Ambassador Vladimir Drobnjak (Croatia), Vice-President of ECOSOC chaired, and Margareta Wahlström, Special Representative of the UN Secretary-General for Disaster Risk Reduction, moderated this dialogue. Two questions framed the discussion: how best to address needs of countries in special situations in the context of universal goals and a universal development agenda; and are we succeeding in building resilience in vulnerable countries and how can these gains be consolidated?

Dasho Sonam Tshering, Ministry of Economic Affairs, Bhutan, emphasized the crucial role of infrastructure in building resilience. Fatimetou Abdel Malick, Mayor of Tevragh-Zeina, Mauritania, highlighted the role of local governments and women in achieving the Millennium Development Goals (MDGs) and SDGs.

Jean-Francis Zinsou, Permanent Representative of the Republic of Benin to the UN, recommended integrating concepts from the Istanbul Programme of Action, which charts a vision and strategy for sustainable development in Least Developed Countries (LDCs), into the post-2015 agenda. He also emphasized the importance of private sector financing.

Paolo Soprano, Ministry for the Environment Land and Sea, Italy, outlined challenges faced by LDCs, Africa, landlocked developing countries (LLDCs), SIDS, and Middle Income Countries.

Samuel Tumiwa, Asian Development Bank (ADB), informed delegates of an ADB study that found the need for countries in special situations, including SIDS, to overcome the middle-income trap, and to move away from agrarian economies into service economies. He also highlighted the need to address inequality and climate change.

Helen Stawski, Islamic Relief, called for increased dialogue between actors working on the post-2015 development agenda and those working towards achieving the Hyogo Framework for Action 2005-2015.

Calling on donor countries to consider vulnerability criteria for SIDS, Lino Briguglio, University of Malta, noted that building resilience is multifaceted, expensive, and needs to be mainstreamed into national sustainable development policies.

During the discussion, participants discussed, inter alia: the continued value of official development assistance in helping LDCs and SIDS in achieving the MDGs; the need for determined action by the international community to limit negative effects on countries with special needs; the potential for greater value addition by development assistance agencies through strategies such as risk pooling and sharing; and the role of regional integration to promote South-South cooperation. Participants also agreed on the role of strong institutions and quality of governance to allow countries to escape the middle-income trap.

Tshering emphasized the importance of South-South cooperation and regional solutions to address LLDC challenges, such as transportation and logistics, but said triangular cooperation was necessary to tackle climate change. The PHILIPPINES shared lessons learned from Typhoon Haiyan, stressing development partners should focus resources on pre-disaster assistance rather than post-disaster relief.

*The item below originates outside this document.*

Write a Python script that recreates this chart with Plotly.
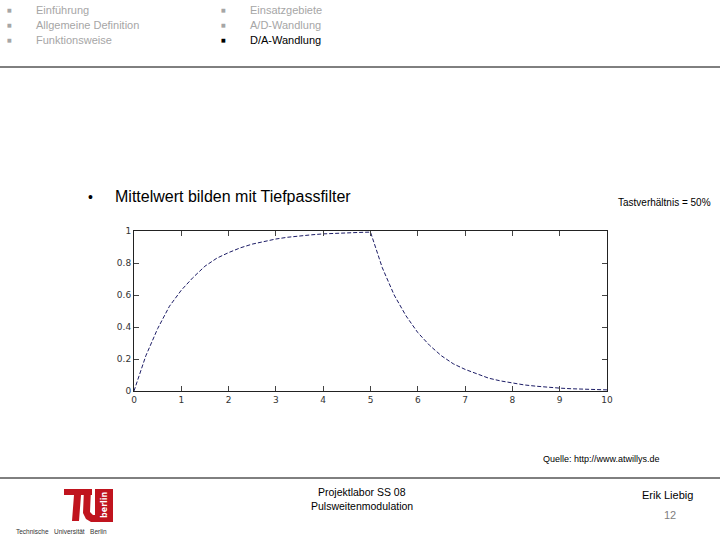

Delegates also highlighted the need for the international community to assume responsibility to save lives in disaster situations; ethics as a basis for eco-resilience; and the role of women as a force for disaster management. Delegates also acknowledged the need to bridge the gap between policymaking and implementation on the ground.

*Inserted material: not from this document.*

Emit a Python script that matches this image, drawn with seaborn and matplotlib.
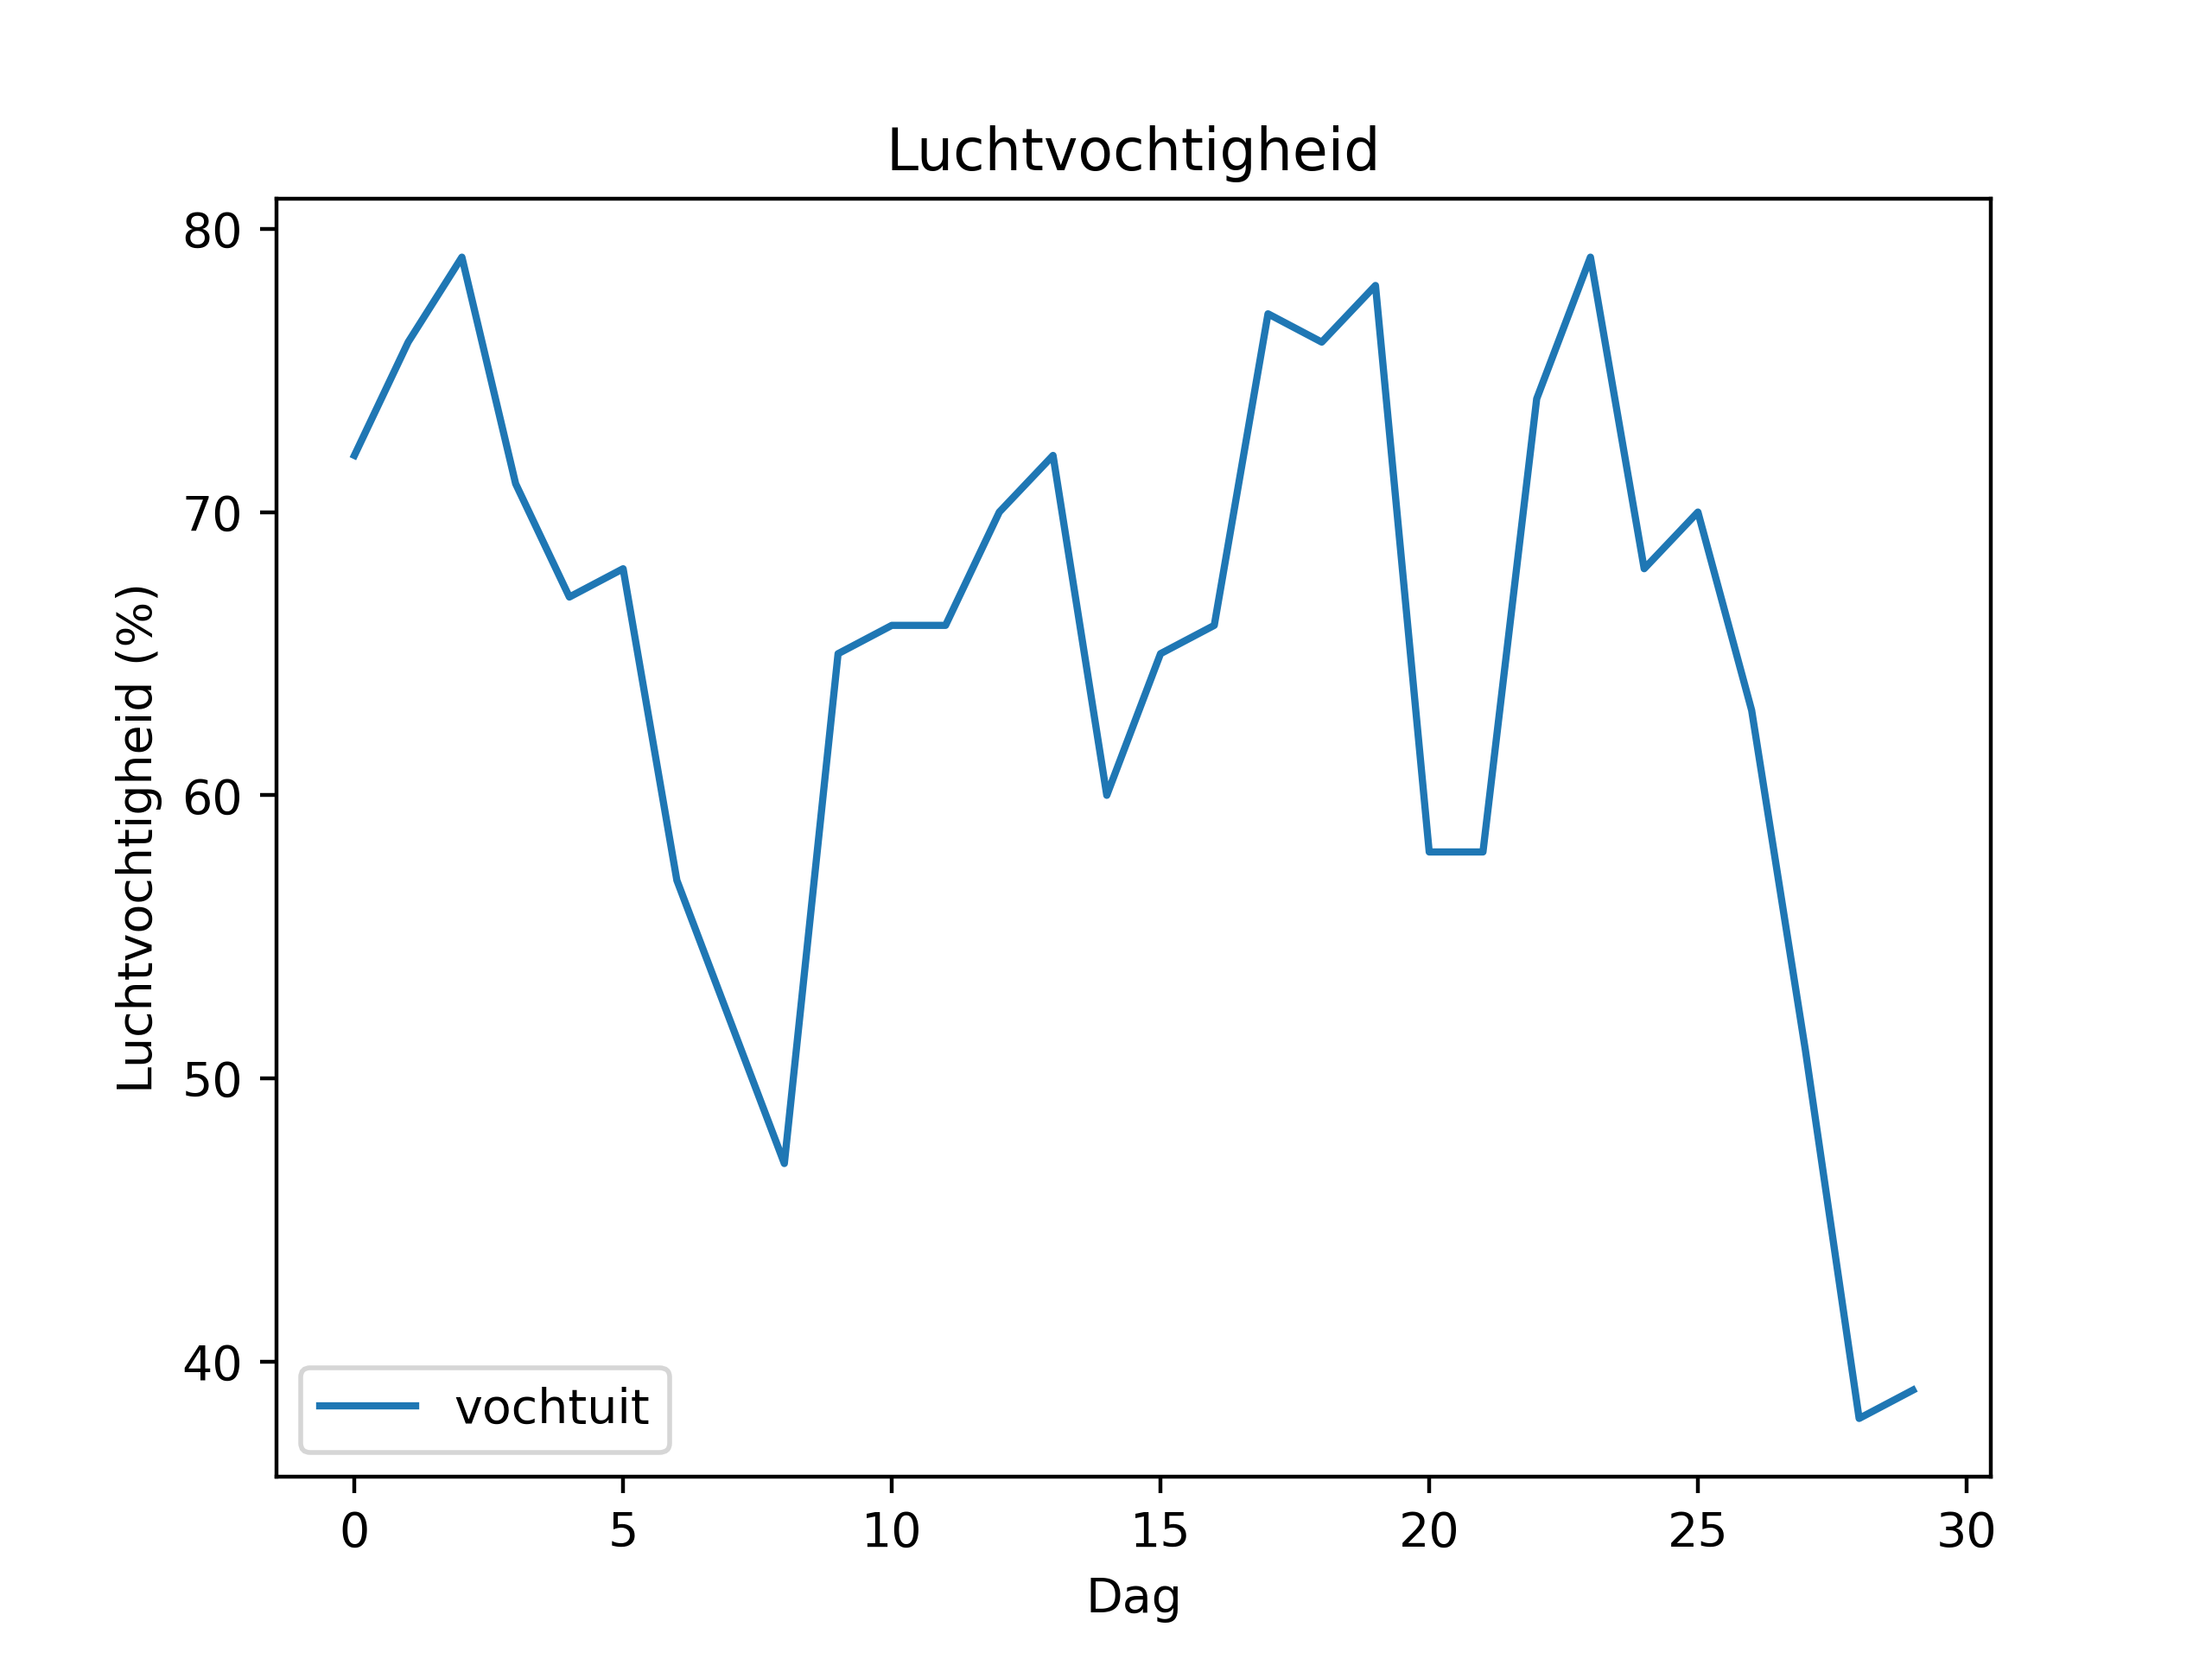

Participants greeted the prototype GSDR with excitement, but also fatigue at another UN report. Some wondered where it would fit within the existing landscape of assessments with similar ambitions, such as the UN Environment Programme’s Global Environment Outlook. Delegates also questioned the balance between peer review and stakeholder engagement: some favored scientific rigor while others said broader stakeholder participation is necessary for transformative change. Form and function seem to be critical questions for the GSDR going forward.

Future generations also featured on the agenda, as participants discussed how to shift public perception from Groucho Marx (“Why should I care about future generations? What have they ever done for me?”) to Gandhi (“The world has enough for everyone’s need, but not enough for everyone’s greed”). A proposal to appoint a High Commissioner for Future Generations found traction, although some privately questioned how such an appointment would make a difference on the ground.